* [Instructions to follow]: Reproduce nothing but the lines from the start of the material through the line that includes "const circleLabel = ['All'];", both ends included, and omit every picture.

* [Source material]:
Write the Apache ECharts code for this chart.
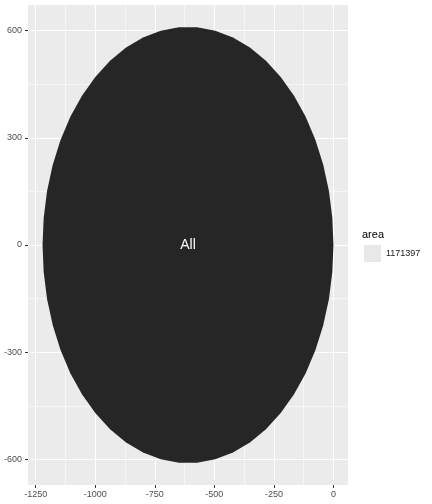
<!DOCTYPE html>
<html>
<head>
<meta charset="utf-8">
<script src="https://cdn.jsdelivr.net/npm/echarts@6/dist/echarts.min.js"></script>
<style>
  html, body { margin: 0; padding: 0; background: #fff; }
  #chart { width: 432px; height: 504px; }
</style>
</head>
<body>
<div id="chart"></div>
<script>
// circle data (packcircles-style layout, one circle)
const circleX = [-610.6];
const circleY = [0];
const circleArea = [1171397];
const circleLabel = ['All'];

// axis breaks
const xTicks = [-1250, -1000, -750, -500, -250, 0];
const xMinor = [-1125, -875, -625, -375, -125];
const yTicks = [-600, -300, 0, 300, 600];
const yMinor = [-450, -150, 150, 450];
const xLimits = [-1282.3, 61.1];
const yLimits = [-671.7, 671.7];

const legendTitle = 'area';

const nVerts = 50;
const font = '"Liberation Sans", Arial, sans-serif';

const chart = echarts.init(document.getElementById('chart'));

function majorAxis(ticks, margin) {
  return {
    type: 'value',
    axisLine: {show: false, onZero: false},
    axisTick: {show: true, length: 3, customValues: ticks, lineStyle: {color: '#333333', width: 1}},
    axisLabel: {
      customValues: ticks, color: '#4d4d4d', fontSize: 9, fontFamily: font, margin: margin,
      formatter: v => String(v)
    },
    splitLine: {show: true, lineStyle: {color: '#ffffff', width: 1.1}}
  };
}

function minorAxis(ticks) {
  return {
    type: 'value',
    axisLine: {show: false, onZero: false},
    axisTick: {show: false, customValues: ticks},
    axisLabel: {show: false, customValues: ticks},
    splitLine: {show: true, lineStyle: {color: '#ffffff', width: 0.55}}
  };
}

chart.setOption({
  animation: false,
  backgroundColor: '#ffffff',
  textStyle: {fontFamily: font},
  grid: {
    left: 28, top: 5, width: 320, height: 480,
    show: true, backgroundColor: '#ebebeb', borderWidth: 0
  },
  title: {
    text: legendTitle,
    left: 362, top: 229,
    padding: 0,
    textStyle: {fontSize: 11, fontWeight: 'normal', color: '#000000', fontFamily: font}
  },
  legend: {
    left: 364, top: 245,
    padding: 0,
    itemWidth: 17, itemHeight: 17,
    itemGap: 6,
    textStyle: {fontSize: 9, color: '#1a1a1a', fontFamily: font},
    data: [{name: String(circleArea[0]), icon: 'rect', itemStyle: {color: '#e8e8e8'}}],
    selectedMode: false
  },
  xAxis: [
    Object.assign(majorAxis(xTicks, 5), {min: xLimits[0], max: xLimits[1], position: 'bottom'}),
    Object.assign(minorAxis(xMinor), {min: xLimits[0], max: xLimits[1], position: 'bottom'})
  ],
  yAxis: [
    Object.assign(majorAxis(yTicks, 6), {min: yLimits[0], max: yLimits[1], position: 'left'}),
    Object.assign(minorAxis(yMinor), {min: yLimits[0], max: yLimits[1], position: 'left'})
  ],
  series: [{
    type: 'custom',
    name: String(circleArea[0]),
    xAxisIndex: 0,
    yAxisIndex: 0,
    itemStyle: {color: '#e8e8e8'},
    data: circleX.map((x, i) => [x, circleY[i], circleArea[i]]),
    renderItem: function (params, api) {
      const cx = api.value(0), cy = api.value(1);
      const r = Math.sqrt(api.value(2) / Math.PI);
      const pts = [];
      for (let k = 0; k < nVerts; k++) {
        const a = 2 * Math.PI * k / nVerts;
        pts.push(api.coord([cx + r * Math.cos(a), cy + r * Math.sin(a)]));
      }
      const c = api.coord([cx, cy]);
      return {
        type: 'group',
        children: [
          {type: 'polygon', shape: {points: pts}, style: {fill: '#262626', stroke: null}},
          {
            type: 'text', x: c[0], y: c[1],
            style: {
              text: circleLabel[params.dataIndex], fill: '#ffffff',
              fontSize: 14, fontFamily: font, align: 'center', verticalAlign: 'middle'
            }
          }
        ]
      };
    }
  }]
});
</script>
</body>
</html>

* [Result for this task]:
Write the Apache ECharts code for this chart.
<!DOCTYPE html>
<html>
<head>
<meta charset="utf-8">
<script src="https://cdn.jsdelivr.net/npm/echarts@6/dist/echarts.min.js"></script>
<style>
  html, body { margin: 0; padding: 0; background: #fff; }
  #chart { width: 432px; height: 504px; }
</style>
</head>
<body>
<div id="chart"></div>
<script>
// circle data (packcircles-style layout, one circle)
const circleX = [-610.6];
const circleY = [0];
const circleArea = [1171397];
const circleLabel = ['All'];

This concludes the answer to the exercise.